Clinton agreed to help stop a bankruptcy bill “Warren felt was written, essentially, by the credit-card industry”. Once she become senator for New York, however, Clinton voted for a version of the same bill.
Is Hillary Clinton co-opting Elizabeth Warren’s progressive message? Warren has a one-word answer: “Eh.”
The Massachusetts senator and liberal hero added to her inscrutable initial response in an interview with the New Yorker: “She’s laying out her vision for the country and she deserves an opportunity to do that.”
But the opaqueness of her answer will raise eyebrows about Warren’s role as a Democratic party powerbroker as she continues to put pressure on Clinton from the left.
As Clinton turns towards populism to shore up the Democratic base in her run for the White House, her rhetoric increasingly sounds like Warren’s. In an op-ed in the Des Moines Register on Monday, Clinton wrote: “The deck is still stacked in favor of those at the top. Something is wrong when CEOs earn 300 times more than a typical American worker and hedge fund managers pay a lower tax rate than a truck driver or a nurse.”
More than words?
Such progressive language serves as a way for Clinton to prove her liberal bona fides and appeal to those in the party skeptical of her ties to Wall Street. According to the New Yorker, Clinton invited Warren to her Washington home in December to listen to the Massachusetts senator’s views on income inequality, and members of Clinton’s team have consulted with one of Warren’s closest advisers about the economy.
The New Yorker article also touches on an early incident between Clinton and Warren, when, according to Warren, Clinton agreed to help her stop a bankruptcy bill “that Warren felt was written, essentially, by the credit-card industry”. Once she had become senator for New York, however, Clinton voted for a version of the same bill.
“There were a lot of people who voted for that bill who thought that there was going to be no political price to pay,” Warren told the magazine.
The genuine threat
When the New Yorker presented Warren with the critique – ascribed to Clinton advisers – that she places too much blame on Wall Street as the root of America’s economic problems, Warren responded: “I think it’s important to hold Wall Street accountable. Some of the biggest financial institutions in this country developed a business model around cheating American families, and they put out the riskiest possible products. They sold mortgages that were like grenades with the pins pulled out, and then they packaged up those risks and sold them to pension plans and municipal governments, groups that did not intend to buy high-risk financial products.
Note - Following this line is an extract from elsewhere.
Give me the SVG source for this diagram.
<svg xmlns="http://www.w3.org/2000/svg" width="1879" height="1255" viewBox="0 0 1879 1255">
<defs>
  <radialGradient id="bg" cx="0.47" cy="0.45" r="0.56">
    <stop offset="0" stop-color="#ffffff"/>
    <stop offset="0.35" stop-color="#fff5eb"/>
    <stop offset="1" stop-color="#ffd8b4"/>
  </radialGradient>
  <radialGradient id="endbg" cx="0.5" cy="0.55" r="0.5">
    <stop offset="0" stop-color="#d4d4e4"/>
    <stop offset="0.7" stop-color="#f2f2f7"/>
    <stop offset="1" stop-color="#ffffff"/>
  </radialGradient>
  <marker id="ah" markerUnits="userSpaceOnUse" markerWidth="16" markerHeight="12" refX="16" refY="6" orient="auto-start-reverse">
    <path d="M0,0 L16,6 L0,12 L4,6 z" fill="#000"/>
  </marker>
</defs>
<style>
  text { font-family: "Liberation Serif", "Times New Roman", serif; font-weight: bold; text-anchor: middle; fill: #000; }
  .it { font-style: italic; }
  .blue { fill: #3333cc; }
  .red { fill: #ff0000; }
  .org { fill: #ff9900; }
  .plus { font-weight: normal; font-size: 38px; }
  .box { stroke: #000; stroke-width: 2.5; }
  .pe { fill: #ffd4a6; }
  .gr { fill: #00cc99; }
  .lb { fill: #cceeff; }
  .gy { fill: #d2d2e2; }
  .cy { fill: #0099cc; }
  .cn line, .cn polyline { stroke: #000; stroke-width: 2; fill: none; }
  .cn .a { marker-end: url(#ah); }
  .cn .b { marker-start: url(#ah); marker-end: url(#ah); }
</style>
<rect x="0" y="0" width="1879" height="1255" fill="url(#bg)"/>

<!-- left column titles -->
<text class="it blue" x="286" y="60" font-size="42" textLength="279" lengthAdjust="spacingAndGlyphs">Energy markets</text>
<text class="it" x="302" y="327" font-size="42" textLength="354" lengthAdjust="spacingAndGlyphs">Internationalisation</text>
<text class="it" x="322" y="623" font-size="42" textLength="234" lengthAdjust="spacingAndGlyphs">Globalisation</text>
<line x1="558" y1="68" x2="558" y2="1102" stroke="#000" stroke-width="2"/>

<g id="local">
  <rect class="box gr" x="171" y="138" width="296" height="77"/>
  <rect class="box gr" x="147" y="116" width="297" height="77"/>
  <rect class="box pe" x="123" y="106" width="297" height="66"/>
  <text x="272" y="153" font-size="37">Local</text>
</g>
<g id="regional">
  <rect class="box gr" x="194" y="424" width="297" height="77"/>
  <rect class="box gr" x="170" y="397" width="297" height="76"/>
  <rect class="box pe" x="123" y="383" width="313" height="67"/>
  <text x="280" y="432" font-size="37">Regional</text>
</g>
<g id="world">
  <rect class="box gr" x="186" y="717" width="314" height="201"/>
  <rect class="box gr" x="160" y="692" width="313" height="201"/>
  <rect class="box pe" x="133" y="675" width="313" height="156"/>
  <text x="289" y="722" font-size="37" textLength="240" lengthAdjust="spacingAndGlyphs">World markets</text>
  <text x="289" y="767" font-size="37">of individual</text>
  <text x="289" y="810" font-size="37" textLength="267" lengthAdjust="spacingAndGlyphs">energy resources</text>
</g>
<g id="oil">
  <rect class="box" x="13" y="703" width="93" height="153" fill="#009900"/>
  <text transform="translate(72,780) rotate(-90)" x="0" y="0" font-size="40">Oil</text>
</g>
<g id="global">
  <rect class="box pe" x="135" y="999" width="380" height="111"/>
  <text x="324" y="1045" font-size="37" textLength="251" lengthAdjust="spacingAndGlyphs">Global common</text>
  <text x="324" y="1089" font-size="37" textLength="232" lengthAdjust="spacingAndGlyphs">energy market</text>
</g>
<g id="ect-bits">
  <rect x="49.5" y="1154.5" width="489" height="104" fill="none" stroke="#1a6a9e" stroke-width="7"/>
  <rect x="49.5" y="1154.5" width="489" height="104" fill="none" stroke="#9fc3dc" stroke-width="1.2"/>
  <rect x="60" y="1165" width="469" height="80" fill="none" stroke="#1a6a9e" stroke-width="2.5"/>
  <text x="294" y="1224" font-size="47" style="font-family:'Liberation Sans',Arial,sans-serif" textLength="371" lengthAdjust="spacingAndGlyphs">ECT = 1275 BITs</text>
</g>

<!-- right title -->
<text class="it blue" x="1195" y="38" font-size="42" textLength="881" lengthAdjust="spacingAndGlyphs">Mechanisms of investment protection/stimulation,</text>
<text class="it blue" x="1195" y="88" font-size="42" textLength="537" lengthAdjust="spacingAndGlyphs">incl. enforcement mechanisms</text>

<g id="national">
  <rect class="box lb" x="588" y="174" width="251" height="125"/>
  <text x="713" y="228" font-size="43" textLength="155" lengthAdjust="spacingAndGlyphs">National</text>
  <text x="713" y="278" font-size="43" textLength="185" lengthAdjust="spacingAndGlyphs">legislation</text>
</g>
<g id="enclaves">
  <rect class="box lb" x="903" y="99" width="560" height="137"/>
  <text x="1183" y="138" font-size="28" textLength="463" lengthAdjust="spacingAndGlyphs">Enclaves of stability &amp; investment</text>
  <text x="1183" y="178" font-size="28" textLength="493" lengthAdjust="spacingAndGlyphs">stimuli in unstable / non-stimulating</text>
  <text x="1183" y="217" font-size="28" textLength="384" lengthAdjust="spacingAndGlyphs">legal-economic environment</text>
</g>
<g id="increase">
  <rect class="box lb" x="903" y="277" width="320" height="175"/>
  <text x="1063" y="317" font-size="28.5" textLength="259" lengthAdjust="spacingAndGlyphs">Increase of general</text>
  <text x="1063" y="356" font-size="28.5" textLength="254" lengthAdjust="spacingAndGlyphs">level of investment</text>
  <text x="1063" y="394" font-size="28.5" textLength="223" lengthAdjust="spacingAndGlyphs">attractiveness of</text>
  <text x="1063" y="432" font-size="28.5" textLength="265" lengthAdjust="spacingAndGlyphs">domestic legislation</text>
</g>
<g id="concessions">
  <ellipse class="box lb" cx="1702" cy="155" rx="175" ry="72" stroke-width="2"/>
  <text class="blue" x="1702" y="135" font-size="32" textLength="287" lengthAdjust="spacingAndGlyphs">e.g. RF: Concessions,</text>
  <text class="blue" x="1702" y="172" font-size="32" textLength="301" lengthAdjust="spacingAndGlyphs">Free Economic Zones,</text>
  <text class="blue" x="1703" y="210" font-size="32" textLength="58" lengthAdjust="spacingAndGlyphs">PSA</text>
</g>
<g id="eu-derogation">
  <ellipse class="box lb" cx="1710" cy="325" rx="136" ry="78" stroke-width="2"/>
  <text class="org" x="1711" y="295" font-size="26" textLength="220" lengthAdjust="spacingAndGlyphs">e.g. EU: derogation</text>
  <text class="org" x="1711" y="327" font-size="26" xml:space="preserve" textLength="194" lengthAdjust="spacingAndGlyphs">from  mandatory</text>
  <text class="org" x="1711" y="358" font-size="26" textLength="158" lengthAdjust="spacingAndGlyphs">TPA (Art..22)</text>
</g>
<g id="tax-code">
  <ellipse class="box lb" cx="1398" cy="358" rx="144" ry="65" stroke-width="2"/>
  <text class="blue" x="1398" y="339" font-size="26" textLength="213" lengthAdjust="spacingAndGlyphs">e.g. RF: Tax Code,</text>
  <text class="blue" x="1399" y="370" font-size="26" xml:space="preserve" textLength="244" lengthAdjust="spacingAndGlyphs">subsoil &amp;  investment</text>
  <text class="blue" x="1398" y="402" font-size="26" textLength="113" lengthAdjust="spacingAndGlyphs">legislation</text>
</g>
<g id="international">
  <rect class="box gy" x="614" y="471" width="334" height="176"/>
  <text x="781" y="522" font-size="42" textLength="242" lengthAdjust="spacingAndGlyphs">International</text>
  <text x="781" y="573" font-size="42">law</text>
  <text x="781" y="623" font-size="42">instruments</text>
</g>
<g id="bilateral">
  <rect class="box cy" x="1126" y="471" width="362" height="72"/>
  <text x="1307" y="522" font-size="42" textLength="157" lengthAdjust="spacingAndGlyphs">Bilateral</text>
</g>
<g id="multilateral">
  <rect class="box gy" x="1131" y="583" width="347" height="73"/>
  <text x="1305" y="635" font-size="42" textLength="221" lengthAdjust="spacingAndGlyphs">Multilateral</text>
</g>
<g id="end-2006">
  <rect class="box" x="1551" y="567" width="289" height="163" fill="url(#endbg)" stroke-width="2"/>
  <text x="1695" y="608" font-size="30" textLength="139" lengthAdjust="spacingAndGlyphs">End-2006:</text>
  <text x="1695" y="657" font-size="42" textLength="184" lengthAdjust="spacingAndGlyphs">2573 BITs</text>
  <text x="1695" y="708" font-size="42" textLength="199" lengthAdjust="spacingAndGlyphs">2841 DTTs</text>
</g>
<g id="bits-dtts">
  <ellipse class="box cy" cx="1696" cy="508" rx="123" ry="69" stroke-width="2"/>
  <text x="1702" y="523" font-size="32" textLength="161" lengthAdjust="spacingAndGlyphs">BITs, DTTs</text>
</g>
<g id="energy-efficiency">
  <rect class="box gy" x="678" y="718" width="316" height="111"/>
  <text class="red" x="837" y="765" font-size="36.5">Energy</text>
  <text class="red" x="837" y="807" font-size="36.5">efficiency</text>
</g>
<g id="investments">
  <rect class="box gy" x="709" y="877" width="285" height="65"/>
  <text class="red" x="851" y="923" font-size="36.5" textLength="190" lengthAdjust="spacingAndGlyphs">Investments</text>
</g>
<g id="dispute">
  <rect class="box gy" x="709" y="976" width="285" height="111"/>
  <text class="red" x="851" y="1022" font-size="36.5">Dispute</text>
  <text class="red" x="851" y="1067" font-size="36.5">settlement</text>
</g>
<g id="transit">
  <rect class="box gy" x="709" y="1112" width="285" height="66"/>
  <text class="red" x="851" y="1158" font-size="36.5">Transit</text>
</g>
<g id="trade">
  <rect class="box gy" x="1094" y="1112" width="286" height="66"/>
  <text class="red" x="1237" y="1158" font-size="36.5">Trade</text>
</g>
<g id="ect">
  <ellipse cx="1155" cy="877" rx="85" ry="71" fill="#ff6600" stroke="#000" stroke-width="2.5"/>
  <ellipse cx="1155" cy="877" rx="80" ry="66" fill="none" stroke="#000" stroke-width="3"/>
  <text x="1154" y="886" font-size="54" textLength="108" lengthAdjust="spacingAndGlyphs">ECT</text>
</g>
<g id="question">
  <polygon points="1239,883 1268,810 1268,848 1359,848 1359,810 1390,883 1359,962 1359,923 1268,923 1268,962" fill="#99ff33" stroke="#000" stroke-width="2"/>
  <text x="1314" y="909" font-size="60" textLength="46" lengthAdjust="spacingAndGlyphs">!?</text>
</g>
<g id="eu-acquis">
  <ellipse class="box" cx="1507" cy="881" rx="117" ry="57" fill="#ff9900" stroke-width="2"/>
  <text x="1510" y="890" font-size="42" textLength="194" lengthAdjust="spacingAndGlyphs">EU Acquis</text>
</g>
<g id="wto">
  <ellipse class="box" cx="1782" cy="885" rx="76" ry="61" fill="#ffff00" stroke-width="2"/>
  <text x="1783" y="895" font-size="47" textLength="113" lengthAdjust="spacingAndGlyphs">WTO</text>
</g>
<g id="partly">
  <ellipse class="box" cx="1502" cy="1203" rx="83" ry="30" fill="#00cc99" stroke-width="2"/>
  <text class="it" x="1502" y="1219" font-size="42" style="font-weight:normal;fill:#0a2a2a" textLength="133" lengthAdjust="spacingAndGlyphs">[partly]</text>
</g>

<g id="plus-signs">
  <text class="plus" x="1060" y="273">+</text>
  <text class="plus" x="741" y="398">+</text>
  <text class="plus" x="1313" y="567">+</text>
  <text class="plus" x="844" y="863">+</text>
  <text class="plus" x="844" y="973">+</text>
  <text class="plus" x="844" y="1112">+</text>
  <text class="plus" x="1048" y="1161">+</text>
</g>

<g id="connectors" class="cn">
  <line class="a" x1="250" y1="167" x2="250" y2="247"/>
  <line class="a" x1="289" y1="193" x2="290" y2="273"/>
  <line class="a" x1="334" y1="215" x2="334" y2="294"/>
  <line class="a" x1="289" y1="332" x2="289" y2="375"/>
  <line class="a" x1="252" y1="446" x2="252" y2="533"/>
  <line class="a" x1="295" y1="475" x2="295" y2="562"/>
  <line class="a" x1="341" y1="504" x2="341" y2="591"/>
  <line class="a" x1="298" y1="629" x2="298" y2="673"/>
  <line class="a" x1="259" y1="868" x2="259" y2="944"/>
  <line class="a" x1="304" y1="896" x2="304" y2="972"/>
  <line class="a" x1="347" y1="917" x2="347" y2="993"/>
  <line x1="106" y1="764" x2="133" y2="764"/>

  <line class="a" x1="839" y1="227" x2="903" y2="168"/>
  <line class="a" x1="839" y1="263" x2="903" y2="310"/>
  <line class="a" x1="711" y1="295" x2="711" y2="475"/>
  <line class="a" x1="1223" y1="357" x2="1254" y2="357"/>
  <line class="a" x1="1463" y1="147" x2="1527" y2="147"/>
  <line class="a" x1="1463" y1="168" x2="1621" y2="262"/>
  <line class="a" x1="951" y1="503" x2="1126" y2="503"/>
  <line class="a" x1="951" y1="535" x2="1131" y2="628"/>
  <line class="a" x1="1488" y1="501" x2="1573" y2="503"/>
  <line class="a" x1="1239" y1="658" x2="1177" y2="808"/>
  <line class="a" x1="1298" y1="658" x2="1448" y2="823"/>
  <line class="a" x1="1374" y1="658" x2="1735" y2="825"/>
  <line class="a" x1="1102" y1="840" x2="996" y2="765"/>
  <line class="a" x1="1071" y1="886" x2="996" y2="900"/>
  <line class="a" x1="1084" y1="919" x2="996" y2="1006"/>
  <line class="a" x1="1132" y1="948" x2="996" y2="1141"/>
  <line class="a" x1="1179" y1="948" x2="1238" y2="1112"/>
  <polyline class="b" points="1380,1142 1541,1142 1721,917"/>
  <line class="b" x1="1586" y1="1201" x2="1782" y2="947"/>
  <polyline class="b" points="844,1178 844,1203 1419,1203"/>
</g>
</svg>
“That’s how Wall Street blew up the American economy. That’s a genuine threat, and that’s worth paying attention to.”
And she defended her apparent decision not to run against Clinton for the Democratic presidential nomination. “You think I’m not forcing a debate? Call me back in a year, and ask me what type of debate we’re having.”
Although other Democrats such as former Maryland governor Martin O’Malley and Vermont senator Bernie Sanders have signaled challenges to Clinton’s left, the former secretary of state is the still only declared candidate for the White House.